During one appearance on this show we met Wee Willie Harris, a small and frantic rock singer and piano player who, lacking the sex-appeal of Tommy or Terry Dene, dyed his hair pink or green. We discovered that he was already known to us. As ‘Fingers’ Harris, he used to play interval piano at the Wimbledon Jazz Club. We bumped into him again a little later at Mrs Flanagan’s for, unlike most of the artists who ‘made it’, he had the foresight to avoid big hotel suites and save against his decline. One morning, looking out of the window of Mrs Flanagan’s dining-room, I watched him setting off for some appointment in the pouring rain, the collar of his raincoat stained pink from dye which had run from his hair.
Tommy Steele grew too old for his audience and became what all rock singers claimed they wished to become, ‘an all-round entertainer’. Poor Terry Dene went into the army, an event which the authorities attempted to use,
vide
Presley, as a boost for that increasingly unpopular interruption to civilian life, and was straightway released on psychological grounds, a circumstance which gave rise to an outcry of rage from filthy Blimps of both sexes and the newspaper you’d expect. The rock and roll stars themselves became younger and younger until it came to an end due to the difficulty of recording while still in the womb. Before this happened there were two tiny ones who achieved success: Laurie London who, it was reported in an interview, wrote his God-bothering hit, ‘He’s Got the Whole World in His Hands’, while sitting on the lavatory, and Jackie Dennis who gyrated in a kilt. At a large charity dance where the band appeared, I had the pleasure of watching with Mick a screaming row between these two mites because only one of them, Jackie Dennis as far as I can remember, was included in that part of the evening which was to be broadcast. ‘I’m a bigger star than you, and if I’m not on I won’t appear at all,’ piped one. ‘I’m higher up the Hit Parade than you anyway.’ squeaked the other. Above their heads, their managerial fathers were engaged in similar, if less high-pitched, argument.
Skiffle faded, rock and roll eroded, and Chris Barber, his band now including a remarkable Northern Irish ex-art teacher called Ottilie Patterson who sang in uncanny resemblance to Bessie Smith, began to attract a larger and larger audience. Although a few purists, faithful to the Ken Colyer line, found Chris’s music over-commercial, it was fresh and well played. Chris, convinced of his own worth, brought a serious, rather dignified approach to his music and presentation. His audience likewise was appreciative but unhysterical. It is hard to remember that out of these gay if formal occasions was to sprout the grotesque and funny-hatted excesses of the Trad Fad.
12
Done, Been Here and Gone
In 1955 I’d got married. This took place in Scotland because my wife’s parents were Roman Catholic converts and, as she was under twenty-one, we were forced to elope. Our decision dovetailed in with a Duncan tour of the Borders, and a guest appearance with Freddy Randall at Birmingham Town Hall on the way up, allowed us to feel justified in travelling by train instead of squashing into the band-wagon.

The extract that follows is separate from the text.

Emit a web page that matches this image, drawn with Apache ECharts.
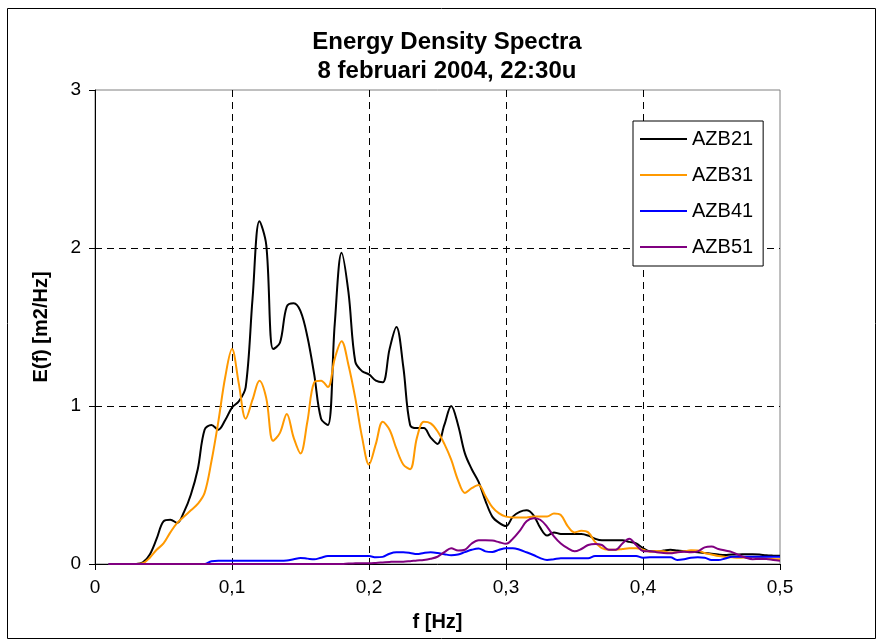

We registered for the obligatory period into a small hotel in Leith Walk, Edinburgh. Every day I set off for the job but getting back in the small hours was more of a problem. Later I discovered that I needn’t have been quite so conscientious. Most people simply booked in, informed the Lord Provost of their intentions, left a suitcase and a few clothes to imply residency, and came back in time for the ceremony. As it was, obsessed by the idea of something going wrong, I somehow or other struggled through the Scottish night and into my pyjamas before it was time to get up for breakfast. Quite often it was necessary to leave almost immediately for the next gig. I can still hear through waves of sleep the elderly waitress asking in her precise Edinburgh accent if I would prefer ‘porridge or fruit-juice?’ The name of the town ‘Berwick-upon-Tweed’ evokes a rainstorm of some five hours’ duration during which I huddled in a shop doorway until they opened the station for the first train. When the job was nearer Edinburgh the problem was less acute. Frank Thompson was still with us on bass at that time, and for a small bribe and a bed booked into our hotel was willing to drive me back. Furthermore the whole project appealed to his romantic nature.
‘I’ll get you married if it’s the last thing I do!’ he would mutter through clenched teeth as we tore along the dark country roads with unnecessary urgency. What made this odd was that like my future in-laws, Frank Thompson was a Roman Catholic.
These drives through the small hours were not without other manifestations of his imaginative temperament. Sometimes when we were so nearly there that the lights of Auld Reekie glowed tantalisingly in the sky, Frank would start swerving about, shouting that he could see lorries bearing down on us. He would draw into the side of the road, cradle his head in his arms on the steering wheel and, for a good three quarters of an hour, complain of hallucinatory fatigue. There was nothing I could do about it. I had to pretend to believe every word he said.
During an elopement, once your three weeks’ Scottish residency is established, you are allowed to go away for a week, the banns yellowing in the window of the Registrar the while, and return on the morning of the actual ceremony. At the end of the tour I travelled back to London in the band-wagon to do some jobs, and Victoria went to stay with my mother in Liverpool.